### Exercise aim:
Leave the pictures out and retype the lines from the beginning through the line with "import matplotlib.pyplot as plt", both ends included.

### Data lines:
* * * * * * *

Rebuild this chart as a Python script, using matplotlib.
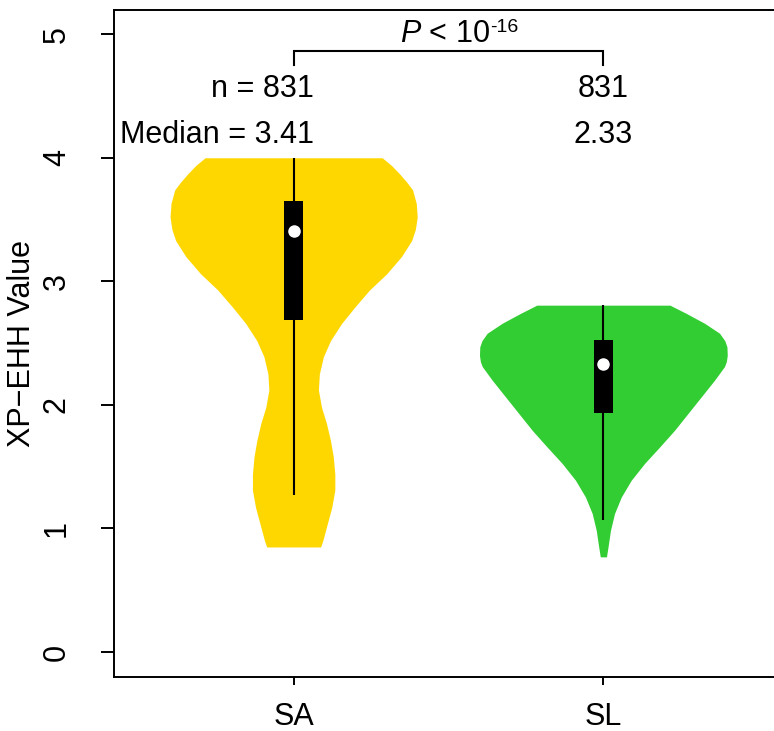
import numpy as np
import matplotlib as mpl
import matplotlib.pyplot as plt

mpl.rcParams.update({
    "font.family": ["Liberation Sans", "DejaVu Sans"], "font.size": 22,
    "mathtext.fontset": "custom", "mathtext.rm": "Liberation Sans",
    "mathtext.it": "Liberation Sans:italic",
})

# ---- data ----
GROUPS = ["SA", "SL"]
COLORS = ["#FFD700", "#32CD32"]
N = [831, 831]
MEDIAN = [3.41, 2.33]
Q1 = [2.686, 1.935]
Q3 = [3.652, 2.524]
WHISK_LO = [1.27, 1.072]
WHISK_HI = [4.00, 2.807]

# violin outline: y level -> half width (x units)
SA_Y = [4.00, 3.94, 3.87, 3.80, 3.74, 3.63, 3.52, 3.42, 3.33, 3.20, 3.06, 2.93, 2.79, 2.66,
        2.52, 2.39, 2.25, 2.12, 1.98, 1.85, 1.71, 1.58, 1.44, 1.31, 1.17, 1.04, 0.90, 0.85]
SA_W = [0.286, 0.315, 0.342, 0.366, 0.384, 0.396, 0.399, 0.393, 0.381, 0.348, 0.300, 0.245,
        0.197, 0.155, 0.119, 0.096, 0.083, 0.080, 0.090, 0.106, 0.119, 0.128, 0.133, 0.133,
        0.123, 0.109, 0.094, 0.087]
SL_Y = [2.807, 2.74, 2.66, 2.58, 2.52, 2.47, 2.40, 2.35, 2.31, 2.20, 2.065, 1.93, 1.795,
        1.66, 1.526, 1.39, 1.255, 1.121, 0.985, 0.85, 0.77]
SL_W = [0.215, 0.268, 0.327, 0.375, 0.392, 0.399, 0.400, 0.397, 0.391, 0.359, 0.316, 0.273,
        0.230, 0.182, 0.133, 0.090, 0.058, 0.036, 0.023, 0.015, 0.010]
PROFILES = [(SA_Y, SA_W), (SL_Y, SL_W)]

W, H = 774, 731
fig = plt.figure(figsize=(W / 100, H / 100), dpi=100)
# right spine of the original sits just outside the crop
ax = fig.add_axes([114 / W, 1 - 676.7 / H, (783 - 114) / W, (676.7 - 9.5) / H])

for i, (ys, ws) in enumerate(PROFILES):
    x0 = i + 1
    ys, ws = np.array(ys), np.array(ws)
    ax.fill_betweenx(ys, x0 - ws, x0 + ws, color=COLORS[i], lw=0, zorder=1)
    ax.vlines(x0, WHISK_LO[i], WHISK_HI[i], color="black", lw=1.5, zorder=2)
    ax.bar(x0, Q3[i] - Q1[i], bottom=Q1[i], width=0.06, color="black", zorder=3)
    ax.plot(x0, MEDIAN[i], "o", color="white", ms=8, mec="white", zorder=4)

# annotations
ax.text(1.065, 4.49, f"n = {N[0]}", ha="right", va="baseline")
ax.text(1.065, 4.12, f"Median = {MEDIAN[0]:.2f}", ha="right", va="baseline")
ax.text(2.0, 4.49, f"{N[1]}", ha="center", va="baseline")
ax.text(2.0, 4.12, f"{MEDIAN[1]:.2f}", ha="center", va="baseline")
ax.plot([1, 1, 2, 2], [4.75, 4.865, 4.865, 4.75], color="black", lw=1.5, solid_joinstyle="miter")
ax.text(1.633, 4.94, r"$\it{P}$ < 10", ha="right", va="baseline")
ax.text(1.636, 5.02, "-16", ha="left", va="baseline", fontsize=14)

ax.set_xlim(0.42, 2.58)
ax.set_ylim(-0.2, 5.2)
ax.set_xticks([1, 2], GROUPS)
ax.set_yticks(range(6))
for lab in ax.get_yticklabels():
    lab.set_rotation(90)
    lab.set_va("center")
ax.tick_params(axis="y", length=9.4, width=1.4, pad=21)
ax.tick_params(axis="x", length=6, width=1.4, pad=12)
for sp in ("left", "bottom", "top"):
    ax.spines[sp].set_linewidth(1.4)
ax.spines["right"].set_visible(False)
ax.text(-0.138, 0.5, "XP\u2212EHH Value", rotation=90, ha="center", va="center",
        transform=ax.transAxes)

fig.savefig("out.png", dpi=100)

* * * * * * *

### Answer to this exercise:
Rebuild this chart as a Python script, using matplotlib.
import numpy as np
import matplotlib as mpl
import matplotlib.pyplot as plt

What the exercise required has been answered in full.